[Begin]

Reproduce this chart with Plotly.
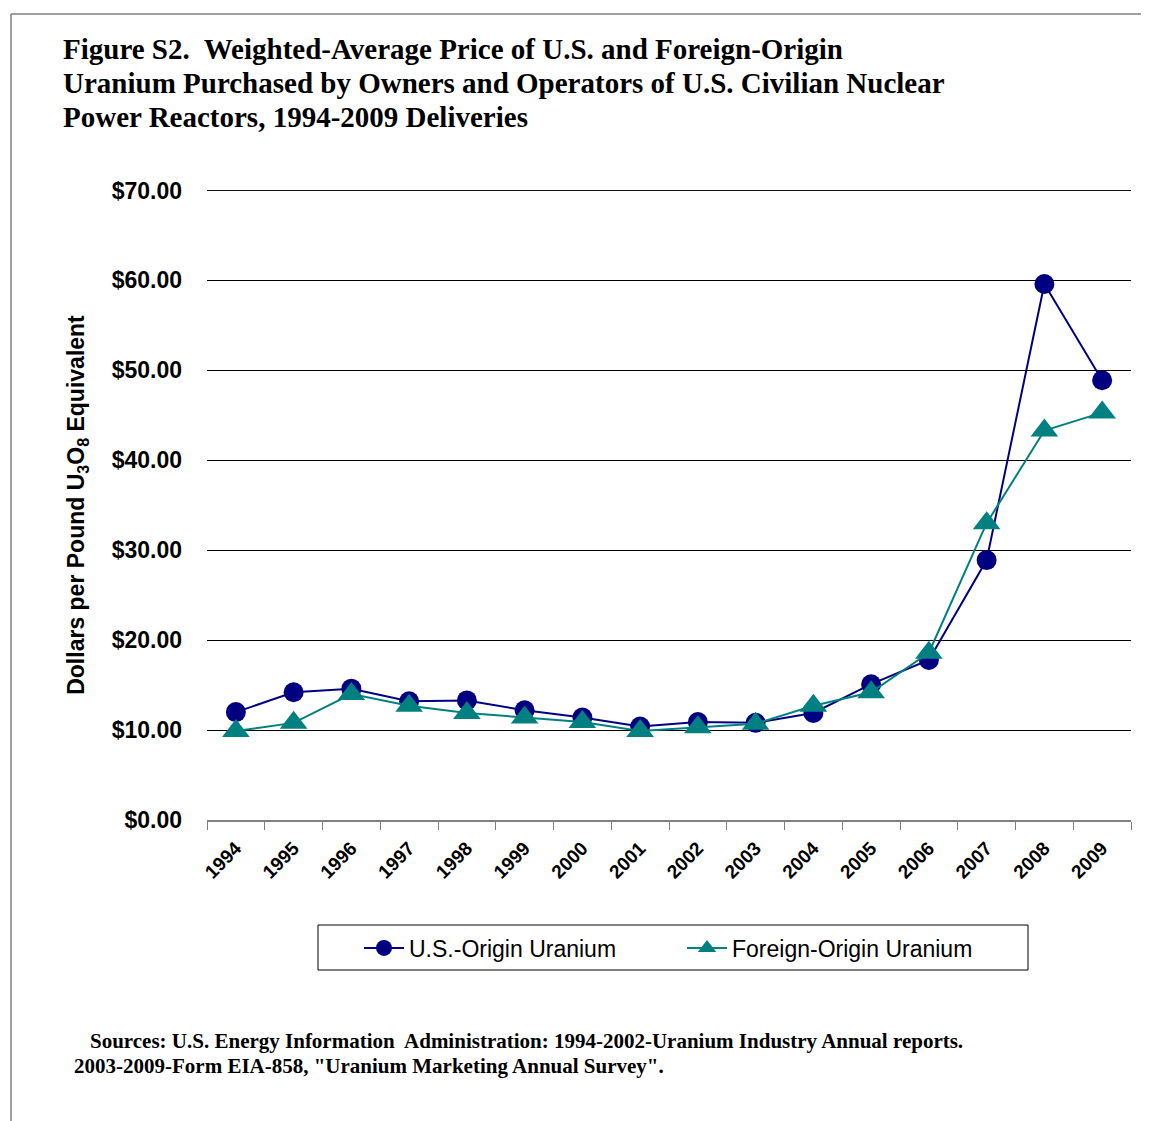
"""Weighted-average uranium price chart, U.S. vs foreign origin, 1994-2009."""

import plotly.graph_objects as go

# ---------------------------------------------------------------------------
# Data
# ---------------------------------------------------------------------------

years = [str(y) for y in range(1994, 2010)]
us_origin = [12.0, 14.2, 14.6, 13.2, 13.3, 12.2, 11.4, 10.4,
             10.9, 10.8, 11.9, 15.1, 17.8, 28.9, 59.6, 48.9]
foreign_origin = [9.9, 10.8, 14.0, 12.7, 11.9, 11.4, 10.9, 9.9,
                  10.3, 10.7, 12.7, 14.2, 18.6, 33.0, 43.3, 45.3]
y_ticks = [0, 10, 20, 30, 40, 50, 60, 70]

# ---------------------------------------------------------------------------
# Layout geometry (page pixels; the page body adds an 8px offset)
# ---------------------------------------------------------------------------

PAGE_W, PAGE_H = 1149, 1121
OFF = 8
L, R, T, B = 207, 1131, 190, 820


def px_x(x):
    return (x - L) / (R - L)


def px_y(y):
    return (B - y) / (B - T)


SANS = "Liberation Sans, Arial, sans-serif"
SERIF = "Liberation Serif, Times New Roman, serif"

fig = go.Figure()
fig.add_trace(
    go.Scatter(
        x=years,
        y=us_origin,
        mode="lines+markers",
        name="U.S.-Origin Uranium",
        line=dict(color="#000080", width=2),
        marker=dict(symbol="circle", size=20, color="#000080"),
    )
)
fig.add_trace(
    go.Scatter(
        x=years,
        y=foreign_origin,
        mode="lines+markers",
        name="Foreign-Origin Uranium",
        line=dict(color="#008080", width=2),
        marker=dict(symbol="triangle-up", size=24, color="#008080"),
    )
)

title_lines = [
    "Figure S2.  Weighted-Average Price of U.S. and Foreign-Origin",
    "Uranium Purchased by Owners and Operators of U.S. Civilian Nuclear",
    "Power Reactors, 1994-2009 Deliveries",
]
title_ys = [49, 83, 117]

annotations = [
    dict(
        text=line,
        xref="paper", yref="paper",
        x=px_x(61), y=px_y(yy),
        xanchor="left", yanchor="middle", align="left",
        showarrow=False,
        font=dict(family=SERIF, size=29, color="black", weight="bold"),
    )
    for line, yy in zip(title_lines, title_ys)
]
annotations += [
    dict(
        text="Sources: U.S. Energy Information  Administration: 1994-2002-Uranium Industry Annual reports.",
        xref="paper", yref="paper",
        x=px_x(88), y=px_y(1041),
        xanchor="left", yanchor="middle", align="left",
        showarrow=False,
        font=dict(family=SERIF, size=21, color="black", weight="bold"),
    ),
    dict(
        text='2003-2009-Form EIA-858, "Uranium Marketing Annual Survey".',
        xref="paper", yref="paper",
        x=px_x(72), y=px_y(1066),
        xanchor="left", yanchor="middle", align="left",
        showarrow=False,
        font=dict(family=SERIF, size=21, color="black", weight="bold"),
    ),
]

fig.update_layout(
    width=PAGE_W - OFF,
    height=PAGE_H - OFF,
    margin=dict(l=L - OFF, r=PAGE_W - R, t=T - OFF, b=PAGE_H - B),
    plot_bgcolor="white",
    paper_bgcolor="white",
    showlegend=True,
    legend=dict(
        orientation="h",
        x=px_x(359),
        y=px_y(948),
        xanchor="left",
        yanchor="middle",
        bgcolor="rgba(0,0,0,0)",
        font=dict(family=SANS, size=23, color="black"),
        itemwidth=40,
        entrywidth=268,
    ),
    xaxis=dict(
        type="category",
        range=[-0.5, 15.5],
        tickson="boundaries",
        ticks="outside",
        ticklen=8,
        tickcolor="#808080",
        showline=True,
        linecolor="#808080",
        linewidth=1.5,
        showgrid=False,
        tickangle=-45,
        ticklabelstandoff=8,
        tickfont=dict(family=SANS, size=19, color="black", weight="bold"),
    ),
    yaxis=dict(
        range=[0, 70.05],
        tickvals=y_ticks,
        tickformat="$.2f",
        showgrid=True,
        gridcolor="black",
        gridwidth=1,
        zeroline=False,
        showline=False,
        ticks="",
        ticklabelstandoff=24,
        tickfont=dict(family=SANS, size=23, color="black", weight="bold"),
        title=dict(
            text="Dollars per Pound U<sub>3</sub>O<sub>8</sub> Equivalent",
            font=dict(family=SANS, size=23, color="black", weight="bold"),
            standoff=20,
        ),
    ),
    shapes=[
        # top gridline (plotly drops the one at the range edge)
        dict(type="line", xref="paper", yref="y",
             x0=0, x1=1, y0=y_ticks[-1], y1=y_ticks[-1],
             line=dict(color="black", width=1), layer="below"),
        # outer frame (left and top edges)
        dict(type="line", xref="paper", yref="paper",
             x0=px_x(11), x1=px_x(11), y0=px_y(14), y1=px_y(PAGE_H),
             line=dict(color="#808080", width=1.5)),
        dict(type="line", xref="paper", yref="paper",
             x0=px_x(11), x1=px_x(PAGE_W), y0=px_y(14), y1=px_y(14),
             line=dict(color="#808080", width=1.5)),
        # legend box
        dict(type="rect", xref="paper", yref="paper",
             x0=px_x(318), x1=px_x(1028), y0=px_y(925), y1=px_y(970),
             line=dict(color="black", width=1)),
    ],
    annotations=annotations,
)

fig.write_html("out.html")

[End]

→ **Directions for this task**
Print out the whole of the material word for word, without pictures.

→ **Reply**
Reproduce this chart with Plotly.
"""Weighted-average uranium price chart, U.S. vs foreign origin, 1994-2009."""

import plotly.graph_objects as go

# ---------------------------------------------------------------------------
# Data
# ---------------------------------------------------------------------------

years = [str(y) for y in range(1994, 2010)]
us_origin = [12.0, 14.2, 14.6, 13.2, 13.3, 12.2, 11.4, 10.4,
             10.9, 10.8, 11.9, 15.1, 17.8, 28.9, 59.6, 48.9]
foreign_origin = [9.9, 10.8, 14.0, 12.7, 11.9, 11.4, 10.9, 9.9,
                  10.3, 10.7, 12.7, 14.2, 18.6, 33.0, 43.3, 45.3]
y_ticks = [0, 10, 20, 30, 40, 50, 60, 70]

# ---------------------------------------------------------------------------
# Layout geometry (page pixels; the page body adds an 8px offset)
# ---------------------------------------------------------------------------

PAGE_W, PAGE_H = 1149, 1121
OFF = 8
L, R, T, B = 207, 1131, 190, 820


def px_x(x):
    return (x - L) / (R - L)


def px_y(y):
    return (B - y) / (B - T)


SANS = "Liberation Sans, Arial, sans-serif"
SERIF = "Liberation Serif, Times New Roman, serif"

fig = go.Figure()
fig.add_trace(
    go.Scatter(
        x=years,
        y=us_origin,
        mode="lines+markers",
        name="U.S.-Origin Uranium",
        line=dict(color="#000080", width=2),
        marker=dict(symbol="circle", size=20, color="#000080"),
    )
)
fig.add_trace(
    go.Scatter(
        x=years,
        y=foreign_origin,
        mode="lines+markers",
        name="Foreign-Origin Uranium",
        line=dict(color="#008080", width=2),
        marker=dict(symbol="triangle-up", size=24, color="#008080"),
    )
)

title_lines = [
    "Figure S2.  Weighted-Average Price of U.S. and Foreign-Origin",
    "Uranium Purchased by Owners and Operators of U.S. Civilian Nuclear",
    "Power Reactors, 1994-2009 Deliveries",
]
title_ys = [49, 83, 117]

annotations = [
    dict(
        text=line,
        xref="paper", yref="paper",
        x=px_x(61), y=px_y(yy),
        xanchor="left", yanchor="middle", align="left",
        showarrow=False,
        font=dict(family=SERIF, size=29, color="black", weight="bold"),
    )
    for line, yy in zip(title_lines, title_ys)
]
annotations += [
    dict(
        text="Sources: U.S. Energy Information  Administration: 1994-2002-Uranium Industry Annual reports.",
        xref="paper", yref="paper",
        x=px_x(88), y=px_y(1041),
        xanchor="left", yanchor="middle", align="left",
        showarrow=False,
        font=dict(family=SERIF, size=21, color="black", weight="bold"),
    ),
    dict(
        text='2003-2009-Form EIA-858, "Uranium Marketing Annual Survey".',
        xref="paper", yref="paper",
        x=px_x(72), y=px_y(1066),
        xanchor="left", yanchor="middle", align="left",
        showarrow=False,
        font=dict(family=SERIF, size=21, color="black", weight="bold"),
    ),
]

fig.update_layout(
    width=PAGE_W - OFF,
    height=PAGE_H - OFF,
    margin=dict(l=L - OFF, r=PAGE_W - R, t=T - OFF, b=PAGE_H - B),
    plot_bgcolor="white",
    paper_bgcolor="white",
    showlegend=True,
    legend=dict(
        orientation="h",
        x=px_x(359),
        y=px_y(948),
        xanchor="left",
        yanchor="middle",
        bgcolor="rgba(0,0,0,0)",
        font=dict(family=SANS, size=23, color="black"),
        itemwidth=40,
        entrywidth=268,
    ),
    xaxis=dict(
        type="category",
        range=[-0.5, 15.5],
        tickson="boundaries",
        ticks="outside",
        ticklen=8,
        tickcolor="#808080",
        showline=True,
        linecolor="#808080",
        linewidth=1.5,
        showgrid=False,
        tickangle=-45,
        ticklabelstandoff=8,
        tickfont=dict(family=SANS, size=19, color="black", weight="bold"),
    ),
    yaxis=dict(
        range=[0, 70.05],
        tickvals=y_ticks,
        tickformat="$.2f",
        showgrid=True,
        gridcolor="black",
        gridwidth=1,
        zeroline=False,
        showline=False,
        ticks="",
        ticklabelstandoff=24,
        tickfont=dict(family=SANS, size=23, color="black", weight="bold"),
        title=dict(
            text="Dollars per Pound U<sub>3</sub>O<sub>8</sub> Equivalent",
            font=dict(family=SANS, size=23, color="black", weight="bold"),
            standoff=20,
        ),
    ),
    shapes=[
        # top gridline (plotly drops the one at the range edge)
        dict(type="line", xref="paper", yref="y",
             x0=0, x1=1, y0=y_ticks[-1], y1=y_ticks[-1],
             line=dict(color="black", width=1), layer="below"),
        # outer frame (left and top edges)
        dict(type="line", xref="paper", yref="paper",
             x0=px_x(11), x1=px_x(11), y0=px_y(14), y1=px_y(PAGE_H),
             line=dict(color="#808080", width=1.5)),
        dict(type="line", xref="paper", yref="paper",
             x0=px_x(11), x1=px_x(PAGE_W), y0=px_y(14), y1=px_y(14),
             line=dict(color="#808080", width=1.5)),
        # legend box
        dict(type="rect", xref="paper", yref="paper",
             x0=px_x(318), x1=px_x(1028), y0=px_y(925), y1=px_y(970),
             line=dict(color="black", width=1)),
    ],
    annotations=annotations,
)

fig.write_html("out.html")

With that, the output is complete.